The dawning of a new year (and a new decade) brings hope - much needed after a prolonged period of confusion, uncertainty and political turmoil. Those in the Agri-food sector will hope for a period of clarity and good government, which will allow farms and businesses to plan, invest and look forward to a future of stability and growth.

For the businesses, which make up the Northern Ireland Grain Trade Association (NIGTA) the hope, is for a future in which food production is recognised as the key to economic success and environmental sustainability in Northern Ireland. While the next ten years will hold many challenges, the key elements are in place to ensure that food and farming will continue to deliver for the economy and communities throughout the province. A culture of excellence based on the traditional skills of the family farm, supported by a supply trade focussed on technical, science based solutions and a sophisticated and market-led processing sector can keep Northern Ireland at the forefront of food production on these islands.

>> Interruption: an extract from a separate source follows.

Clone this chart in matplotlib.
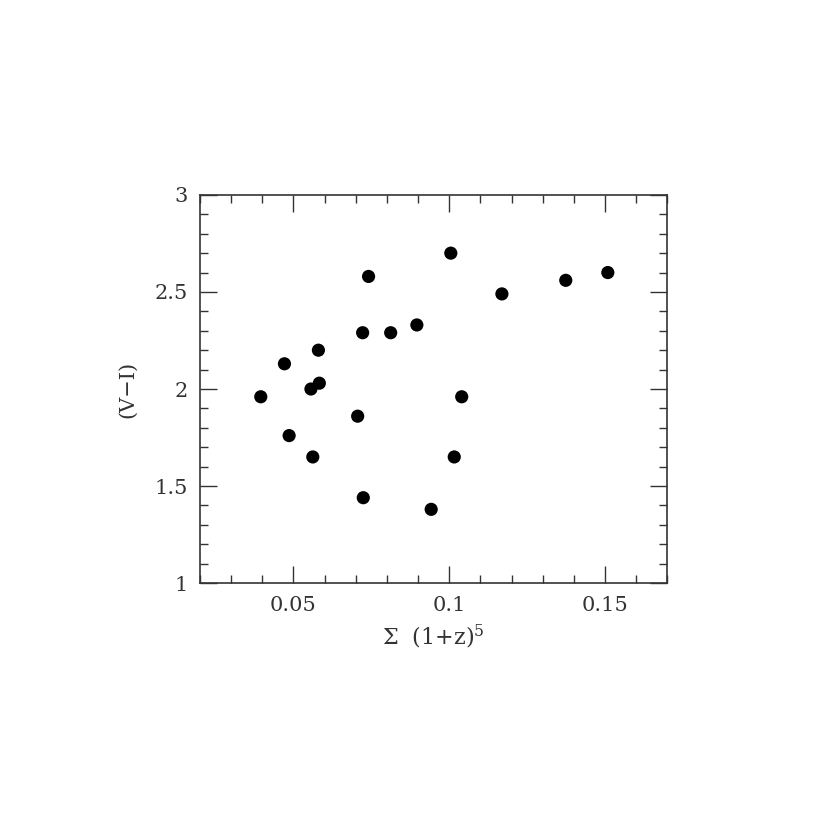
import matplotlib
matplotlib.use("Agg")
import matplotlib.pyplot as plt
from matplotlib.ticker import MultipleLocator

# values
sigma_z = [0.0395, 0.0471, 0.0486, 0.0556, 0.0562, 0.0580, 0.0583, 0.0706,
           0.0722, 0.0724, 0.0741, 0.0812, 0.0896, 0.0942, 0.1005, 0.1016,
           0.1040, 0.1169, 0.1374, 0.1509]
v_minus_i = [1.96, 2.13, 1.76, 2.00, 1.65, 2.20, 2.03, 1.86,
             2.29, 1.44, 2.58, 2.29, 2.33, 1.38, 2.70, 1.65,
             1.96, 2.49, 2.56, 2.60]

x_major = [0.05, 0.1, 0.15]
x_labels = ['0.05', '0.1', '0.15']
y_major = [1, 1.5, 2, 2.5, 3]
y_labels = ['1', '1.5', '2', '2.5', '3']

plt.rcParams['font.family'] = ['DejaVu Serif']
plt.rcParams['mathtext.fontset'] = 'dejavuserif'

fig = plt.figure(figsize=(8.3, 8.33), dpi=100)
ax = fig.add_axes([0.241, 0.300, 0.563, 0.466])

ax.scatter(sigma_z, v_minus_i, s=90, c='black', edgecolors='none', zorder=3)

ax.set_xlim(0.02, 0.17)
ax.set_ylim(1, 3)
ax.set_xticks(x_major)
ax.set_yticks(y_major)
ax.xaxis.set_minor_locator(MultipleLocator(0.01))
ax.yaxis.set_minor_locator(MultipleLocator(0.1))
ax.set_xticklabels(x_labels)
ax.set_yticklabels(y_labels)

ax.tick_params(which='both', direction='in', top=True, right=True,
               color='#333333', width=1.0, labelsize=15, labelcolor='#333333')
ax.tick_params(which='major', length=12, pad=9)
ax.tick_params(which='minor', length=6)
for sp in ax.spines.values():
    sp.set_linewidth(1.2)
    sp.set_color('#333333')

ax.set_xlabel('\u03a3  (1+z)$^5$', fontsize=16, color='#333333', labelpad=6)
ax.set_ylabel('(V\u2212I)', fontsize=15, color='#333333', labelpad=12)

fig.savefig('out.png', dpi=100)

Management of emissions from livestock will continue to be a major challenge for the industry.
Management of emissions from livestock will continue to be a major challenge for the industry.

This vision can only be delivered with support from government and an agricultural policy, which recognises the needs of the rural economy, the essential role of the farmers in managing and protecting the countryside, and the ever-growing demand for food.

While the detailed implementation of the Brexit withdrawal agreement is still to be worked through, it is significant that Northern Ireland product will still have access to the EU Single Market and the Irish border remains open. Local farmers and businesses will continue to conform to European standards but there are a number of questions still to be answered.

“We don’t know how farming is to be supported - nor has it been explained how Northern Ireland businesses are to engage with the EU when the rest of the UK has withdrawn. The UK government has removed its officials from Brussels and UK agencies will no longer be eligible for membership of many European committees and forums,” commented Robin Irvine from NIGTA.

“Animal feed production in the EU is subject to extensive and detailed regulations and the potential for divergence between UK and EU could create distortion in the market and we need to be able to exert some influence to ensure a level playing field.

While these new challenges will need considerable attention in the coming months and years our association will continue to focus on its efforts to protect the environment - helping reduce emissions from livestock farming through the training of feed advisors and through the development of more nutrient efficient diets and programs for all types of livestock. Much has been achieved in recent years and there is now a much greater awareness of the issues right along the supply chain”.